The business surveyed almost 600 wedding operators, and found nine in 10 service elopements and micro-weddings with fewer than 40 guests.
“Those who attended micro-weddings [during COVID] experienced how special and connecting they are, and those of us watching on from the sidelines suddenly started getting served content from these cosy celebrations that showed couples relishing in one-on-one time with friends and family,” Wedshed co-founder Amy Parfett says.
“There’s a perception that the smaller the wedding, the less stressful it will be to bring to life logistically, financially and even emotionally.”
‘Cheap and easy’: Budget as a badge of honour
Celebrant Kate Morgan recalls meeting a couple midway through their bike ride as they stopped for a break at Point Ormond at Elwood in Melbourne’s south-east.
She married the pair on the spot – activewear and all – with her dad and son there as witnesses.
“They put the certificate into their backpack and rode off down the track,” Morgan says.
Morgan’s business partner Mel Jacob came up with the idea for I Do Drive Thru in 2020, and it took off internationally during COVID – partly out of necessity, and partly for novelty.
They’ve since branched out, with I Do offering two- to 10-minute ceremonies everywhere.
Their most popular offering is the $400 “tight ass Tuesday” – a far cry from what the average Australian couple spends, which is $33,810, according to an industry report by wedding service Easy Weddings.
“More often than not, the tiniest weddings are the more emotional because the big weddings have become about Instagram photos,” Morgan says.
“I’m often crying myself because they’re about two people who just want to say how much they love each other.”
More than 118,000 couples got married in Australia last year, down from a record high of about 127,000 in 2022 after the height of the pandemic, according to the Australian Bureau of Statistics.
Laurence and Caitlin Antonio invited just a couple of friends to witness their elopement at Kirribilli on Sydney’s lower north shore.
The New Zealand couple, who met at university nine years ago, put off getting married because of the cost and couldn’t fathom going into debt for a big wedding.

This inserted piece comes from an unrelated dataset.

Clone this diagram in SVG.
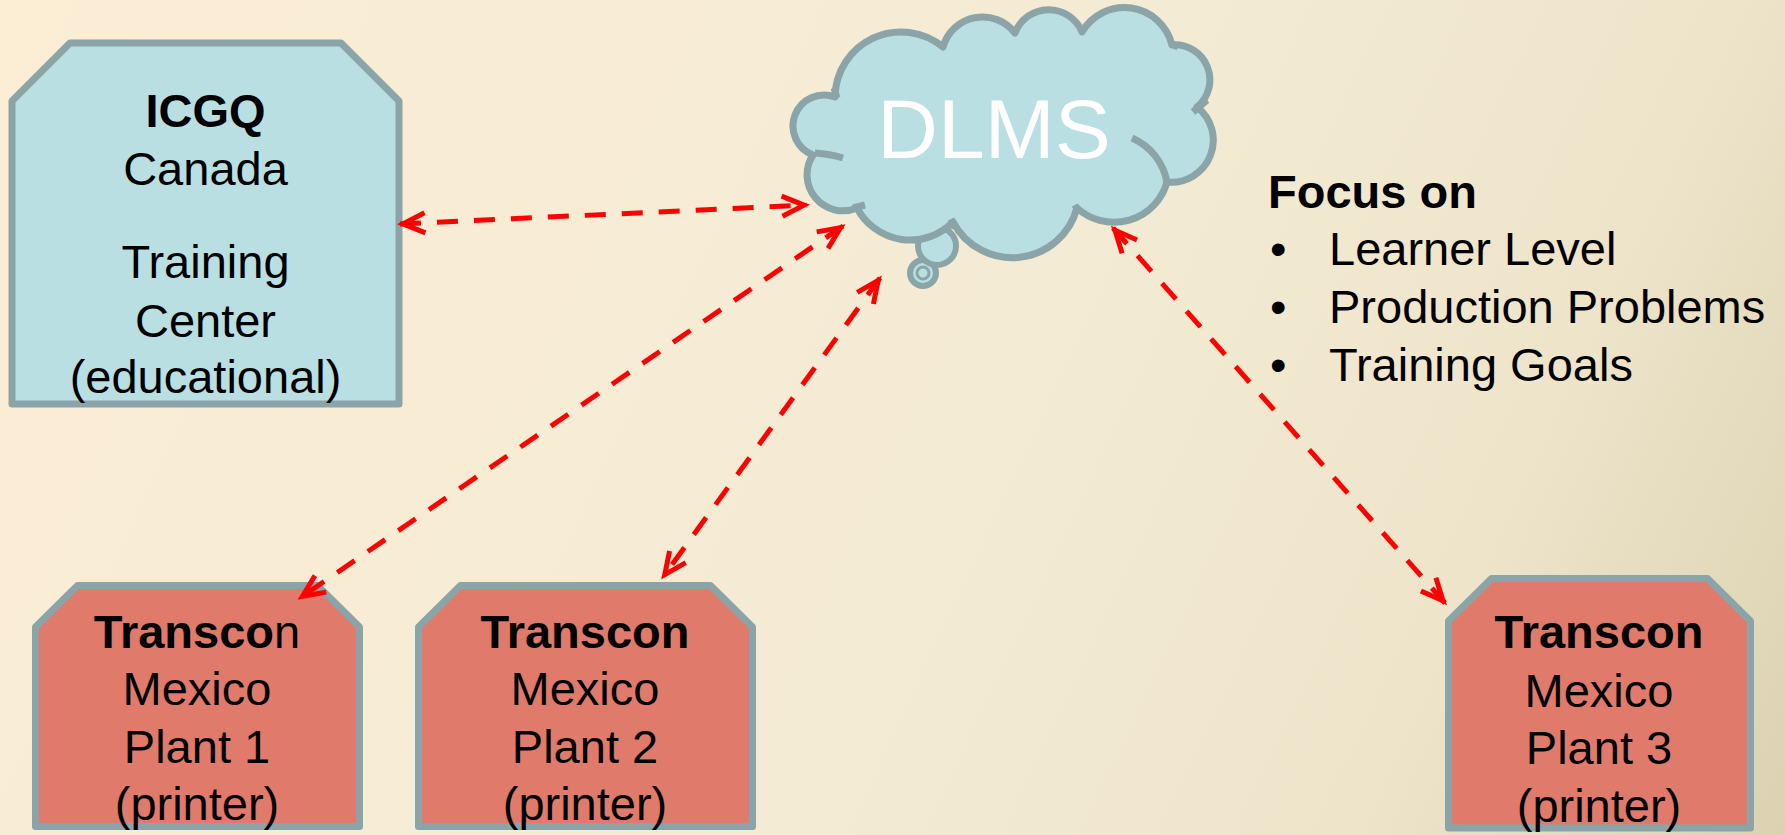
<svg xmlns="http://www.w3.org/2000/svg" width="1785" height="835" viewBox="0 0 1785 835">
<defs>
<linearGradient id="bg" x1="0" y1="0" x2="1785" y2="835" gradientUnits="userSpaceOnUse">
<stop offset="0" stop-color="#FCEDD5"/>
<stop offset="0.55" stop-color="#F4EBD4"/>
<stop offset="0.8" stop-color="#EDE4CA"/>
<stop offset="1" stop-color="#DCD2B2"/>
</linearGradient>
<marker id="arr" viewBox="-26 -14 34 28" refX="3" refY="0" markerWidth="34" markerHeight="28" markerUnits="userSpaceOnUse" orient="auto-start-reverse">
<path d="M-22,-10 L0,0 L-22,10" fill="none" stroke="#FF0000" stroke-width="5"/>
</marker>
<style>
.blue{fill:#B9DFE3;stroke:#8AA4A8;stroke-width:7;stroke-linejoin:round}
.red{fill:#E07B6B;stroke:#8AA4A8;stroke-width:7;stroke-linejoin:round}
.t{font-family:"Liberation Sans",Arial,sans-serif;font-size:47px;fill:#000;text-anchor:middle}
.b{font-weight:bold}
.lt{font-family:"Liberation Sans",Arial,sans-serif;font-size:47px;fill:#000}
.conn{fill:none;stroke:#FF0000;stroke-width:5;stroke-dasharray:21 16;marker-start:url(#arr);marker-end:url(#arr)}
.tick{fill:none;stroke:#8AA4A8;stroke-width:7}
</style>
</defs>
<rect width="1785" height="835" fill="url(#bg)"/>

<g id="icgq">
<path class="blue" d="M12,101 L70,43 L341,43 L399,101 L399,404 L12,404 Z"/>
<text class="t b" x="205.5" y="127">ICGQ</text>
<text class="t" x="205.5" y="185">Canada</text>
<text class="t" x="205.5" y="278">Training</text>
<text class="t" x="205.5" y="337">Center</text>
<text class="t" x="205.5" y="393">(educational)</text>
</g>

<g id="dlms">
<circle class="blue" cx="923" cy="273" r="13" style="stroke-width:6"/>
<circle cx="923" cy="273" r="6" fill="none" stroke="#8AA4A8" stroke-width="3"/>
<circle class="blue" cx="937" cy="246" r="19" style="stroke-width:6"/>
<path class="blue" d="M835,97 A66,66 0 0 1 943,47 A41,41 0 0 1 1015,33 A36,36 0 0 1 1082,32 A49,49 0 0 1 1172,45 A35,35 0 0 1 1197,107 A42,42 0 0 1 1167,182 A55,55 0 0 1 1077,208 A67,67 0 0 1 953,222 A60,60 0 0 1 857,208 A36,36 0 0 1 813,155 A31,31 0 0 1 835,97 Z"/>
<path class="tick" d="M1132,138 A60,60 0 0 1 1167,182"/>
<path class="tick" d="M815,153 Q830,154 843,158"/>
<path class="tick" d="M834,88 L837,98"/>
<path class="tick" d="M853,208 L865,205"/>
<path class="tick" d="M951,219 L955,228"/>
<path class="tick" d="M1075,205 L1079,213"/>
<path class="tick" d="M1193,112 L1207,100"/>
<path class="tick" d="M1170,43 L1178,47"/>
<text x="994" y="158" font-family="Liberation Sans, Arial, sans-serif" font-size="84" fill="#FFFFFF" text-anchor="middle">DLMS</text>
</g>

<g id="plant1">
<path class="red" d="M35.5,627 L77.5,585.5 L317.5,585.5 L359.5,627 L359.5,826.5 L35.5,826.5 Z"/>
<text class="t" x="197" y="648"><tspan font-weight="bold">Transco</tspan>n</text>
<text class="t" x="197" y="705">Mexico</text>
<text class="t" x="197" y="763">Plant 1</text>
<text class="t" x="197" y="820">(printer)</text>
</g>

<g id="plant2">
<path class="red" d="M418.5,627 L460.5,585.5 L710.5,585.5 L752.5,627 L752.5,826.5 L418.5,826.5 Z"/>
<text class="t b" x="585" y="648">Transcon</text>
<text class="t" x="585" y="705">Mexico</text>
<text class="t" x="585" y="763">Plant 2</text>
<text class="t" x="585" y="820">(printer)</text>
</g>

<g id="plant3">
<path class="red" d="M1448.5,621 L1491.5,578.5 L1707.5,578.5 L1750.5,621 L1750.5,828 L1448.5,828 Z"/>
<text class="t b" x="1599" y="648">Transcon</text>
<text class="t" x="1599" y="707">Mexico</text>
<text class="t" x="1599" y="764">Plant 3</text>
<text class="t" x="1599" y="822">(printer)</text>
</g>

<g id="focus">
<text class="lt b" x="1268" y="208">Focus on</text>
<text class="lt" x="1270" y="265">•</text>
<text class="lt" x="1329" y="265">Learner Level</text>
<text class="lt" x="1270" y="323">•</text>
<text class="lt" x="1329" y="323">Production Problems</text>
<text class="lt" x="1270" y="381">•</text>
<text class="lt" x="1329" y="381">Training Goals</text>
</g>

<g id="connectors">
<path class="conn" d="M400,224 L807,205"/>
<path class="conn" d="M843,226 L300,598"/>
<path class="conn" d="M880,278 L663,577"/>
<path class="conn" d="M1113,228 L1445,603"/>
</g>
</svg>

The pair are land surveyors, and used a work trip to Sydney this month to finally get hitched.
Laurence ended up buying his suit jacket a couple of days beforehand because of a tailoring bungle.
“I love that [the wedding] was short [and] sharp; it was cheap, it was easy. It actually really put the focus on us – that really ticked the box for me,” Laurence says.
The majority of wedding professionals say couples are more budget-conscious in 2024, Wedshed reports. Almost three-quarters reported a decrease in bookings in the past 12 months in what Parfett says is a consequence of couples downsizing their weddings.
The University of Melbourne’s Lauren Rosewarne, a social scientist who specialises in popular culture, says some of the factors likely driving couples to reduce their wedding costs are long term.
“It’s unlikely, for example, that life and housing will suddenly become much cheaper, for instance. With that in mind, I think the idea of getting married on a small scale will likely stick around,” Rosewarne says.
Sarah believes micro-weddings will only get more popular.
“[People] just want something that’s affordable but meaningful,” she says.